[What the task requires] Print, word for word, every line from the beginning of the listing up to and including the line with "ax.barh(pos, values, height=0.62, color=bar_color)". Pictures are to be excluded.

[Recorded data]
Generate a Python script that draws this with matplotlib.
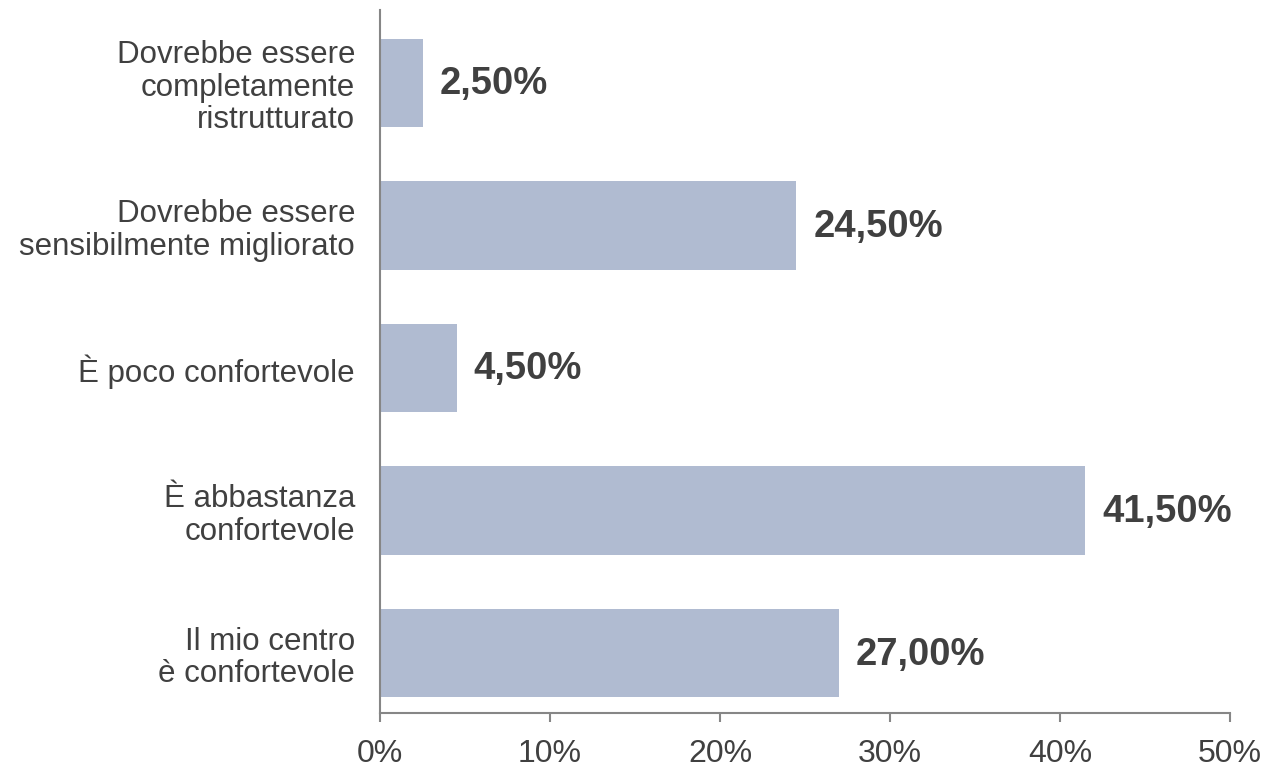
import matplotlib.pyplot as plt
from matplotlib.ticker import FuncFormatter

# categories from bottom to top
categories = [
    "Il mio centro\nè confortevole",
    "È abbastanza\nconfortevole",
    "È poco confortevole",
    "Dovrebbe essere\nsensibilmente migliorato",
    "Dovrebbe essere\ncompletamente\nristrutturato",
]
values = [27.0, 41.5, 4.5, 24.5, 2.5]
xticks = [0, 10, 20, 30, 40, 50]

bar_color = '#b0bbd1'
text_color = '#404040'
axis_color = '#868686'

plt.rcParams['font.family'] = ['Liberation Sans', 'DejaVu Sans']

fig = plt.figure(figsize=(12.68, 7.75), dpi=100)
ax = fig.add_axes([0.2997, 0.08, 0.6703, 0.907])

pos = list(range(len(categories)))
ax.barh(pos, values, height=0.62, color=bar_color)

for p, v in zip(pos, values):
    label = f"{v:.2f}".replace('.', ',') + '%'
    ax.annotate(label, (v, p), xytext=(12, -1), textcoords='offset points',
                ha='left', va='center', fontsize=27.5, fontweight='bold',
                color=text_color)

ax.set_xlim(0, 50)
ax.set_ylim(-0.42, 4.51)
ax.set_xticks(xticks)
ax.xaxis.set_major_formatter(FuncFormatter(lambda x, _: f"{x:.0f}%"))
ax.set_yticks(pos)
ax.set_yticklabels(categories, linespacing=1.12)

for s in ['top', 'right']:
    ax.spines[s].set_visible(False)
for s in ['left', 'bottom']:
    ax.spines[s].set_color(axis_color)
    ax.spines[s].set_linewidth(1.5)

ax.tick_params(axis='x', direction='out', length=6.5, width=1.5, color=axis_color,
               labelsize=23, labelcolor=text_color, pad=12)
ax.tick_params(axis='y', length=0, labelsize=22.5, labelcolor=text_color, pad=18)

fig.savefig('out.png', dpi=100)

[Solution to this exercise]
Generate a Python script that draws this with matplotlib.
import matplotlib.pyplot as plt
from matplotlib.ticker import FuncFormatter

# categories from bottom to top
categories = [
    "Il mio centro\nè confortevole",
    "È abbastanza\nconfortevole",
    "È poco confortevole",
    "Dovrebbe essere\nsensibilmente migliorato",
    "Dovrebbe essere\ncompletamente\nristrutturato",
]
values = [27.0, 41.5, 4.5, 24.5, 2.5]
xticks = [0, 10, 20, 30, 40, 50]

bar_color = '#b0bbd1'
text_color = '#404040'
axis_color = '#868686'

plt.rcParams['font.family'] = ['Liberation Sans', 'DejaVu Sans']

fig = plt.figure(figsize=(12.68, 7.75), dpi=100)
ax = fig.add_axes([0.2997, 0.08, 0.6703, 0.907])

pos = list(range(len(categories)))
ax.barh(pos, values, height=0.62, color=bar_color)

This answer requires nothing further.